== The request ==
Starting at the line containing "Rebuild this chart" and ending at the line containing "nan = np.nan", reproduce each line exactly as written, with both end lines included and all pictures omitted.

* * * * * * *

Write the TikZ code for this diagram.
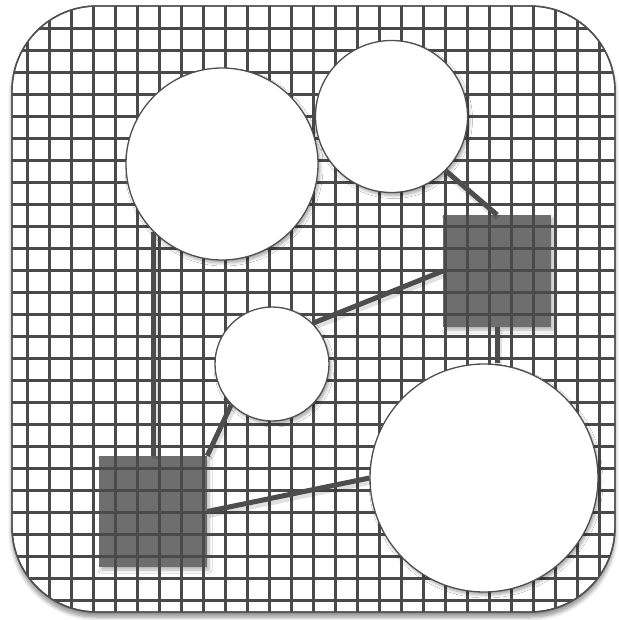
\documentclass[tikz,border=0pt]{standalone}
\usetikzlibrary{shadows.blur}
\definecolor{gridc}{HTML}{4A4A4A}
\definecolor{sqc}{HTML}{6E6E6E}
\definecolor{linec}{HTML}{4D4D4D}
\definecolor{edgec}{HTML}{505050}
\tikzset{
  panel/.style={draw=edgec, line width=1.4pt, fill=white, rounded corners=85pt,
    blur shadow={shadow xshift=0pt, shadow yshift=-5pt, shadow blur steps=8, shadow blur radius=4pt, shadow opacity=45}},
  gridline/.style={draw=gridc, line width=3pt},
  circ/.style={circle, draw=edgec, line width=1.3pt, fill=white, inner sep=0pt,
    blur shadow={shadow xshift=2pt, shadow yshift=-3pt, shadow blur steps=6, shadow blur radius=3pt, shadow opacity=35}},
  sq/.style={rectangle, fill=sqc, inner sep=0pt,
    blur shadow={shadow xshift=2pt, shadow yshift=-3pt, shadow blur steps=6, shadow blur radius=3pt, shadow opacity=30}},
  conn/.style={draw=linec, line width=5pt,
    preaction={draw=black, draw opacity=0.12, line width=7pt, transform canvas={xshift=1.5pt, yshift=-3pt}}},
}
\begin{document}
\begin{tikzpicture}[x=1pt,y=-1pt]
\useasboundingbox (0,0) rectangle (618,620);
% panel
\path[panel] (12,6) rectangle (615,612);
% squares (under grid)
\node[sq, minimum width=108pt, minimum height=112pt] (s1) at (497,271) {};
\node[sq, minimum width=108pt, minimum height=111pt] (s2) at (153,511.5) {};
% grid
\begin{scope}
  \clip[rounded corners=85pt] (12,6) rectangle (615,612);
  \foreach \i in {0,...,26} {
    \draw[gridline] (27.3+22*\i,0) -- (27.3+22*\i,620);
    \draw[gridline] (0,28.3+22*\i) -- (618,28.3+22*\i);
  }
\end{scope}
\draw[draw=edgec, line width=1.4pt, rounded corners=85pt] (12,6) rectangle (615,612);
% circles
\node[circ, minimum size=192pt] (c1) at (222,164) {};
\node[circ, minimum size=152pt] (c2) at (391.5,116.5) {};
\node[circ, minimum size=114pt] (c3) at (272,364) {};
\node[circ, minimum size=228pt] (c4) at (484,478) {};
% connectors
\draw[conn] (c1.225) -- (c1.225 |- s2.north);
\draw[conn] (c3.225) -- (s2.north east);
\draw[conn] (s2.east) -- (c4.west);
\draw[conn] (c3.45) -- (s1.west);
\draw[conn] (c2.-45) -- (s1.north);
\draw[conn] (s1.south) -- (s1.south |- c4.north);
\end{tikzpicture}
\end{document}
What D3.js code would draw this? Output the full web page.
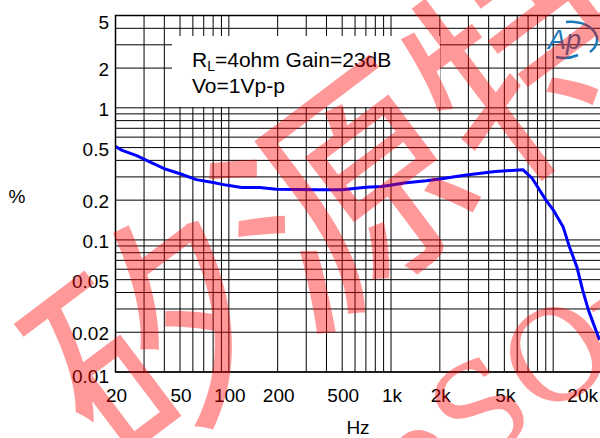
<!DOCTYPE html>
<html>
<head>
<meta charset="utf-8" />
<style>
  body { margin: 0; background: #fff; }
  text { font-family: "Liberation Sans", Arial, sans-serif; }
</style>
</head>
<body>
<svg id="chart" width="600" height="438"></svg>
<script src="https://d3js.org/d3.v7.min.js"></script>
<script>
// ---- data ----
var freqHz = [20, 22, 27, 33, 40, 50, 63, 80, 96, 120, 155, 196, 272, 350, 500, 700, 880, 1030, 1200,
              1650, 2000, 2640, 3000, 4400, 6500, 7400, 9000, 10000, 11500, 12600, 14000, 15200, 16500, 19300];
var thdPct = [0.51, 0.476, 0.434, 0.386, 0.346, 0.317, 0.286, 0.272, 0.26, 0.249, 0.249, 0.242, 0.241, 0.24,
              0.24, 0.25, 0.254, 0.262, 0.27, 0.28, 0.289, 0.305, 0.312, 0.33, 0.34, 0.294, 0.201, 0.169,
              0.126, 0.0885, 0.0624, 0.0417, 0.0294, 0.0175];
var yTicks = [0.01, 0.02, 0.05, 0.1, 0.2, 0.5, 1, 2, 5];
var xTicks = [20, 50, 100, 200, 500, 1000, 2000, 5000, 20000];
var xTickText = ["20", "50", "100", "200", "500", "1k", "2k", "5k", "20k"];

var svg = d3.select("#chart");
var pL = 115.5, pR = 602, pT = 15.5, pB = 372;

var x = d3.scaleLog().domain([20, 20000]).range([pL, pR]);
var y = d3.scaleLog().domain([0.01, 5]).range([pB, pT]);

// minor grid values 1..9 per decade
var xGrid = [], yGrid = [];
[10, 100, 1000, 10000].forEach(function(d) {
  for (var k = 1; k <= 9; k++) { var v = k * d; if (v >= 20 && v <= 20000) xGrid.push(v); }
});
[0.01, 0.1, 1].forEach(function(d) {
  for (var k = 1; k <= 9; k++) { var v = k * d; if (v <= 5.0001) yGrid.push(v); }
});

var grid = svg.append("g").attr("stroke", "#000").attr("stroke-width", 1);
grid.selectAll(".vx").data(xGrid).enter().append("line")
  .attr("x1", function(d) { return x(d); }).attr("x2", function(d) { return x(d); })
  .attr("y1", pT).attr("y2", pB);
grid.selectAll(".hy").data(yGrid).enter().append("line")
  .attr("x1", pL).attr("x2", pR)
  .attr("y1", function(d) { return y(d); }).attr("y2", function(d) { return y(d); });

// legend box hides the grid behind it
svg.append("rect").attr("x", 172).attr("y", 36).attr("width", 268).attr("height", 71).attr("fill", "#fff");
var l1 = svg.append("text").attr("x", 192).attr("y", 67).attr("font-size", 21).attr("fill", "#000");
l1.append("tspan").text("R");
l1.append("tspan").attr("font-size", 14).attr("dy", 4).text("L");
l1.append("tspan").attr("dy", -4).text("=4ohm Gain=23dB");
svg.append("text").attr("x", 192).attr("y", 93).attr("font-size", 21).attr("fill", "#000").text("Vo=1Vp-p");

// curve
svg.append("defs").append("clipPath").attr("id", "plotclip")
  .append("rect").attr("x", pL).attr("y", pT).attr("width", pR - pL).attr("height", pB - pT);
var line = d3.line()
  .x(function(d, i) { return x(freqHz[i]); })
  .y(function(d) { return y(d); });
svg.append("path").datum(thdPct)
  .attr("clip-path", "url(#plotclip)")
  .attr("fill", "none").attr("stroke", "#0000ff").attr("stroke-width", 3)
  .attr("stroke-linejoin", "round")
  .attr("d", line);

// frame
svg.append("path").attr("fill", "none").attr("stroke", "#000").attr("stroke-width", 1.5)
  .attr("d", "M" + pR + "," + pT + "H" + pL + "V" + pB + "H" + pR);

// tick labels
svg.selectAll(".yl").data(yTicks).enter().append("text")
  .attr("x", 109).attr("font-size", 19).attr("text-anchor", "end")
  .attr("y", function(d) {
    var p = y(d) + 8;
    if (d === 5) p += 5;
    if (d === 0.01) p += 3;
    return p;
  })
  .text(function(d) { return d; });
svg.selectAll(".xl").data(xTicks).enter().append("text")
  .attr("x", function(d, i) { return i === xTicks.length - 1 ? 598 : x(d) + 1; })
  .attr("y", 402).attr("font-size", 19)
  .attr("text-anchor", function(d, i) { return i === xTicks.length - 1 ? "end" : "middle"; })
  .text(function(d, i) { return xTickText[i]; });

svg.append("text").attr("x", 17).attr("y", 203).attr("font-size", 19).attr("text-anchor", "middle").text("%");
svg.append("text").attr("x", 358).attr("y", 434).attr("font-size", 19).attr("text-anchor", "middle").text("Hz");

// Ap logo
var logo = svg.append("g");
logo.append("path").attr("fill", "none").attr("stroke", "#1b78b8").attr("stroke-width", 2.5)
  .attr("d", "M566,22 A26,18 0 0 1 590,52 M578,55 A26,18 0 0 1 556,57");
logo.append("text").attr("x", 548).attr("y", 49).attr("font-size", 27).attr("font-style", "italic")
  .attr("fill", "#1b78b8").text("Ap");

// watermark
var wm = svg.append("g").attr("fill", "#ff0000").attr("opacity", 0.4);
wm.append("text").attr("transform", "translate(335,185) rotate(-37)")
  .attr("text-anchor", "middle").attr("dominant-baseline", "central")
  .style("font-family", "'Noto Sans CJK SC'").attr("font-size", 235).text("矽源特");
wm.append("text").attr("transform", "translate(470,470) rotate(-35)")
  .attr("text-anchor", "start").attr("font-size", 125)
  .style("font-family", "'DejaVu Serif', serif").text("SOurce");
wm.append("text").attr("transform", "translate(470,470) rotate(-35)")
  .attr("text-anchor", "end").attr("font-size", 125)
  .style("font-family", "'DejaVu Serif', serif").text("Chip");
</script>
</body>
</html>
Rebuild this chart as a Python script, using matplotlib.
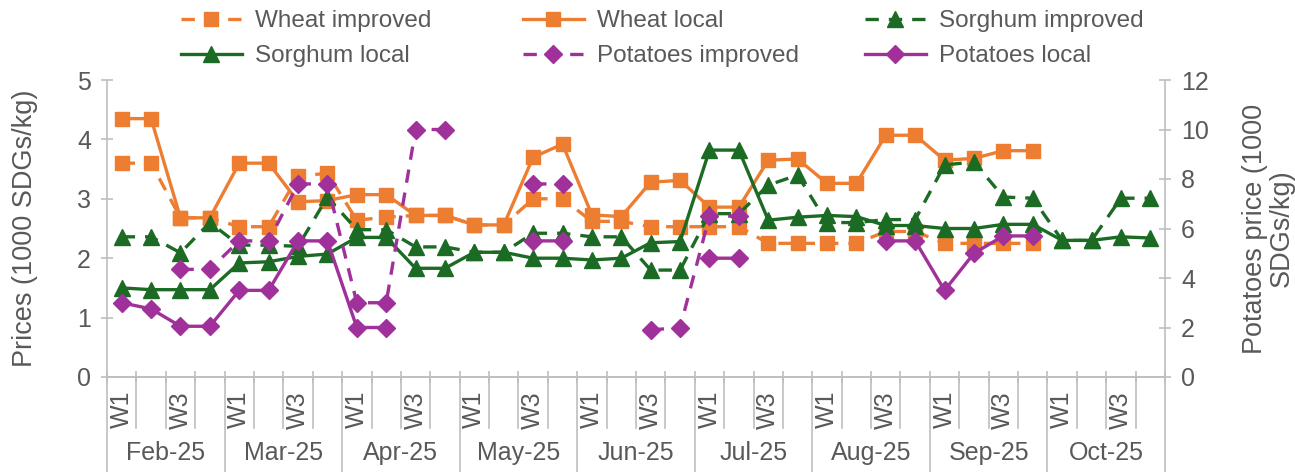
import numpy as np
import matplotlib
matplotlib.use("Agg")
import matplotlib.pyplot as plt
from matplotlib.lines import Line2D

plt.rcParams['font.family'] = ['Liberation Sans', 'DejaVu Sans']

months = ["Feb-25", "Mar-25", "Apr-25", "May-25", "Jun-25", "Jul-25", "Aug-25", "Sep-25", "Oct-25"]
weeks = ["W1", "W2", "W3", "W4"]
week_labels = ["W1", "", "W3", ""]
nan = np.nan

wheat_improved = [3.6, 3.6, 2.68, 2.68, 2.53, 2.53, 3.38, 3.43, 2.64, 2.69, 2.72, 2.72,
                  2.56, 2.56, 3.0, 3.0, 2.62, 2.62, 2.53, 2.53, 2.53, 2.53, 2.25, 2.25,
                  2.25, 2.25, 2.45, 2.45, 2.25, 2.25, 2.25, 2.25, nan, nan, nan, nan]
wheat_local = [4.35, 4.35, 2.68, 2.68, 3.6, 3.6, 2.95, 2.97, 3.07, 3.07, 2.72, 2.72,
               2.56, 2.56, 3.7, 3.92, 2.73, 2.7, 3.28, 3.31, 2.86, 2.86, 3.65, 3.67,
               3.26, 3.26, 4.07, 4.07, 3.65, 3.68, 3.81, 3.81, nan, nan, nan, nan]
sorghum_improved = [2.36, 2.36, 2.09, 2.6, 2.22, 2.22, 2.2, 3.03, 2.48, 2.48, 2.19, 2.19,
                    2.1, 2.1, 2.42, 2.42, 2.36, 2.36, 1.8, 1.8, 2.75, 2.75, 3.23, 3.4,
                    2.6, 2.6, 2.65, 2.65, 3.57, 3.62, 3.03, 3.01, 2.3, 2.3, 3.01, 3.01]
sorghum_local = [1.5, 1.47, 1.47, 1.47, 1.92, 1.94, 2.03, 2.07, 2.35, 2.35, 1.83, 1.83,
                 2.1, 2.1, 2.0, 2.0, 1.97, 2.0, 2.26, 2.28, 3.82, 3.82, 2.64, 2.69,
                 2.72, 2.7, 2.55, 2.55, 2.5, 2.5, 2.57, 2.57, 2.3, 2.3, 2.36, 2.34]
potatoes_improved = [nan, nan, 4.35, 4.35, 5.5, 5.5, 7.8, 7.8, 3.0, 3.0, 10.0, 10.0,
                     nan, nan, 7.8, 7.8, nan, nan, 1.9, 2.0, 6.5, 6.5, nan, nan,
                     nan, nan, nan, nan, nan, nan, nan, nan, nan, nan, nan, nan]
potatoes_local = [3.0, 2.75, 2.05, 2.05, 3.5, 3.5, 5.5, 5.5, 2.0, 2.0, nan, nan,
                  nan, nan, 5.5, 5.5, nan, nan, nan, nan, 4.8, 4.8, nan, nan,
                  nan, nan, 5.5, 5.5, 3.5, 5.0, 5.7, 5.7, nan, nan, nan, nan]

ORANGE = '#ED7D31'
GREEN = '#1C6B24'
PURPLE = '#A0309A'
GRAY = '#595959'
LGRAY = '#BFBFBF'
FS = 18
LFS = 17.5

fig = plt.figure(figsize=(12.95, 4.72), dpi=100)
ax = fig.add_axes([107/1295, 95/472, 1058/1295, 297/472])
ax2 = ax.twinx()

n = len(months) * len(weeks)
x = np.arange(n)
lw = 2.4
dash = (0, (4, 3))

def seg_plot(a, vals, color, marker, ls, ms):
    y = np.array(vals, dtype=float)
    a.plot(x, y, color=color, lw=lw, ls=ls, marker=marker, ms=ms, mec=color, mfc=color,
           clip_on=False, zorder=3)

seg_plot(ax, wheat_improved, ORANGE, 's', dash, 10)
seg_plot(ax, wheat_local, ORANGE, 's', '-', 10)
seg_plot(ax, sorghum_improved, GREEN, '^', dash, 11)
seg_plot(ax, sorghum_local, GREEN, '^', '-', 11)
seg_plot(ax2, potatoes_improved, PURPLE, 'D', dash, 9)
seg_plot(ax2, potatoes_local, PURPLE, 'D', '-', 9)

ax.set_xlim(-0.5, n - 0.5)
ax.set_ylim(0, 5)
ax2.set_ylim(0, 12)
ax.set_yticks(np.arange(0, 6, 1))
ax2.set_yticks(np.arange(0, 13, 2))

for a in (ax, ax2):
    for s in a.spines.values():
        s.set_color(LGRAY)
        s.set_linewidth(1.2)
    a.spines['top'].set_visible(False)
    a.tick_params(axis='y', colors=LGRAY, labelcolor=GRAY, labelsize=FS,
                  direction='inout', length=9, width=1.2)
ax.spines['right'].set_visible(False)
ax2.spines['left'].set_visible(False)
ax.tick_params(axis='y', pad=7)
ax2.tick_params(axis='y', pad=7)

ax.set_xticks(np.arange(-0.5, n, 1))
ax.tick_params(axis='x', colors=LGRAY, labelbottom=False, direction='inout', length=8, width=1.2)

tr = ax.get_xaxis_transform()
H = 297.0
for k in range(n + 1):
    bottom = -95 / H if k % 4 == 0 else -51 / H
    ax.plot([k - 0.5, k - 0.5], [0, bottom], color=LGRAY, lw=1.2, transform=tr, clip_on=False)
for i in range(n):
    lab = week_labels[i % 4]
    if lab:
        ax.text(i, -14 / H, lab, transform=tr, rotation=90, ha='center', va='top',
                fontsize=FS, color=GRAY)
for m, mon in enumerate(months):
    ax.text(m * 4 + 1.5, -76 / H, mon, transform=tr, ha='center', va='center',
            fontsize=FS, color=GRAY)

ax.set_ylabel("Prices (1000 SDGs/kg)", fontsize=19.5, color=GRAY, labelpad=28)
ax2.set_ylabel("Potatoes price (1000\nSDGs/kg)", fontsize=19.5, color=GRAY, labelpad=24,
               linespacing=1.05)

def mk(color, ls, marker, ms):
    return Line2D([], [], color=color, lw=lw, ls=ls, marker=marker, ms=ms, mec=color, mfc=color)

legend_cols = [
    ([mk(ORANGE, dash, 's', 10), mk(GREEN, '-', '^', 11)], ["Wheat improved", "Sorghum local"], 181),
    ([mk(ORANGE, '-', 's', 10), mk(PURPLE, dash, 'D', 9)], ["Wheat local", "Potatoes improved"], 523),
    ([mk(GREEN, dash, '^', 11), mk(PURPLE, '-', 'D', 9)], ["Sorghum improved", "Potatoes local"], 865),
]
for hs, ls_, x0 in legend_cols:
    leg = fig.legend(hs, ls_, loc='upper left', bbox_to_anchor=(x0 / 1295, 1 - 10 / 472),
                     frameon=False, fontsize=LFS, handlelength=2.5, handletextpad=0.55,
                     labelspacing=0.55, borderpad=0, borderaxespad=0)
    for t in leg.get_texts():
        t.set_color(GRAY)

fig.savefig("out.png", dpi=100)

* * * * * * *

== Full answer ==
Rebuild this chart as a Python script, using matplotlib.
import numpy as np
import matplotlib
matplotlib.use("Agg")
import matplotlib.pyplot as plt
from matplotlib.lines import Line2D

plt.rcParams['font.family'] = ['Liberation Sans', 'DejaVu Sans']

months = ["Feb-25", "Mar-25", "Apr-25", "May-25", "Jun-25", "Jul-25", "Aug-25", "Sep-25", "Oct-25"]
weeks = ["W1", "W2", "W3", "W4"]
week_labels = ["W1", "", "W3", ""]
nan = np.nan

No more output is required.